* [REQUEST]
Carry none of the pictures over; write out the complete data exactly.

* [PROVIDED DATA]

○ ○ ○ ○ ○ ○ ○

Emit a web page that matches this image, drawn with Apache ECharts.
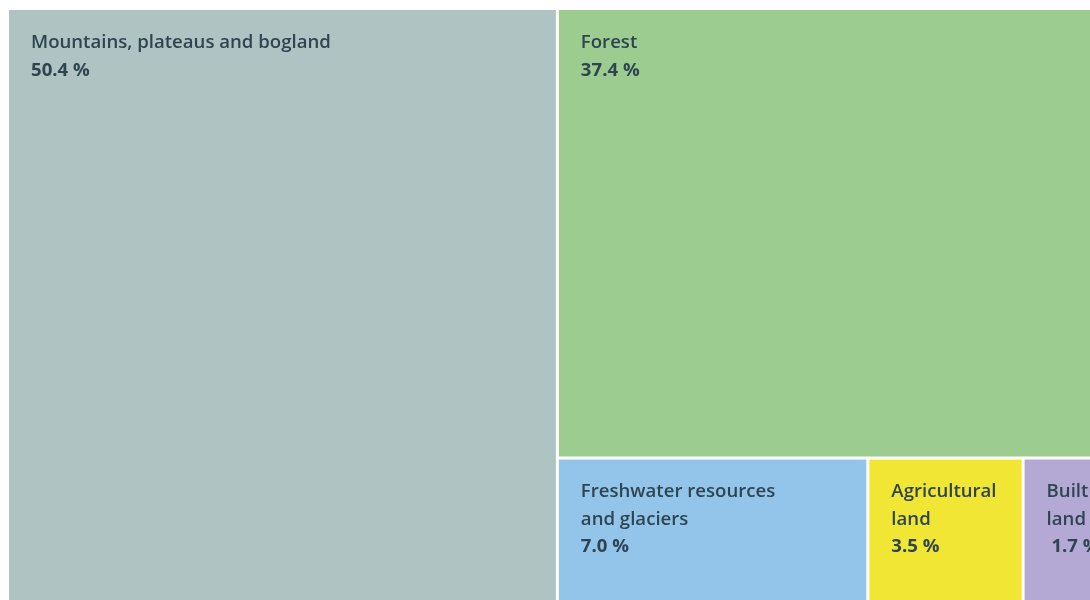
<!DOCTYPE html>
<html>
<head>
<meta charset="utf-8">
<style>
html,body{margin:0;padding:0;background:#fff;}
#chart{width:1090px;height:600px;}
</style>
<script src="https://cdn.jsdelivr.net/npm/echarts@6/dist/echarts.min.js"></script>
</head>
<body>
<div id="chart"></div>
<script>
const categories = ['Mountains, plateaus and bogland', 'Forest', 'Freshwater resources and glaciers', 'Agricultural land', 'Builtup land'];
const labelLines = ['Mountains, plateaus and bogland', 'Forest', 'Freshwater resources\nand glaciers', 'Agricultural\nland', 'Builtup\nland'];
const values = [50.4, 37.4, 7.0, 3.5, 1.7];
const valueLabels = ['50.4 %', '37.4 %', '7.0 %', '3.5 %', ' 1.7 %'];
const colors = ['#afc4c2', '#9dcc91', '#93c5ea', '#f2e634', '#b3a9d4'];

const chart = echarts.init(document.getElementById('chart'), null, {renderer: 'canvas'});
const data = categories.map((c, i) => ({
  name: c,
  value: values[i],
  itemStyle: {color: colors[i]},
  label: {formatter: '{n|' + labelLines[i].split('\n').join('}\n{n|') + '}\n{v|' + valueLabels[i] + '}'}
}));

chart.setOption({
  animation: false,
  series: [{
    type: 'treemap',
    left: 9, top: 10, width: 1088, height: 593,
    roam: false,
    nodeClick: false,
    breadcrumb: {show: false},
    squareRatio: 0.5 * (1 + Math.sqrt(5)),
    levels: [{itemStyle: {gapWidth: 3, borderWidth: 0, borderColor: '#fff'}}],
    itemStyle: {borderWidth: 0},
    label: {
      show: true,
      position: 'insideTopLeft',
      padding: [19, 0, 0, 22],
      overflow: 'none',
      fontFamily: 'Open Sans',
      color: '#2e4551',
      rich: {
        n: {fontFamily: 'Open Sans', fontSize: 18.6, lineHeight: 27.5, fontWeight: 600, color: '#2e4551'},
        v: {fontFamily: 'Open Sans', fontSize: 18.6, lineHeight: 27.5, fontWeight: 'bold', color: '#2e4551'}
      }
    },
    upperLabel: {show: false},
    data: data
  }]
});
</script>
</body>
</html>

○ ○ ○ ○ ○ ○ ○

* [PROBLEM SOLUTION]
Emit a web page that matches this image, drawn with Apache ECharts.
<!DOCTYPE html>
<html>
<head>
<meta charset="utf-8">
<style>
html,body{margin:0;padding:0;background:#fff;}
#chart{width:1090px;height:600px;}
</style>
<script src="https://cdn.jsdelivr.net/npm/echarts@6/dist/echarts.min.js"></script>
</head>
<body>
<div id="chart"></div>
<script>
const categories = ['Mountains, plateaus and bogland', 'Forest', 'Freshwater resources and glaciers', 'Agricultural land', 'Builtup land'];
const labelLines = ['Mountains, plateaus and bogland', 'Forest', 'Freshwater resources\nand glaciers', 'Agricultural\nland', 'Builtup\nland'];
const values = [50.4, 37.4, 7.0, 3.5, 1.7];
const valueLabels = ['50.4 %', '37.4 %', '7.0 %', '3.5 %', ' 1.7 %'];
const colors = ['#afc4c2', '#9dcc91', '#93c5ea', '#f2e634', '#b3a9d4'];

const chart = echarts.init(document.getElementById('chart'), null, {renderer: 'canvas'});
const data = categories.map((c, i) => ({
  name: c,
  value: values[i],
  itemStyle: {color: colors[i]},
  label: {formatter: '{n|' + labelLines[i].split('\n').join('}\n{n|') + '}\n{v|' + valueLabels[i] + '}'}
}));

chart.setOption({
  animation: false,
  series: [{
    type: 'treemap',
    left: 9, top: 10, width: 1088, height: 593,
    roam: false,
    nodeClick: false,
    breadcrumb: {show: false},
    squareRatio: 0.5 * (1 + Math.sqrt(5)),
    levels: [{itemStyle: {gapWidth: 3, borderWidth: 0, borderColor: '#fff'}}],
    itemStyle: {borderWidth: 0},
    label: {
      show: true,
      position: 'insideTopLeft',
      padding: [19, 0, 0, 22],
      overflow: 'none',
      fontFamily: 'Open Sans',
      color: '#2e4551',
      rich: {
        n: {fontFamily: 'Open Sans', fontSize: 18.6, lineHeight: 27.5, fontWeight: 600, color: '#2e4551'},
        v: {fontFamily: 'Open Sans', fontSize: 18.6, lineHeight: 27.5, fontWeight: 'bold', color: '#2e4551'}
      }
    },
    upperLabel: {show: false},
    data: data
  }]
});
</script>
</body>
</html>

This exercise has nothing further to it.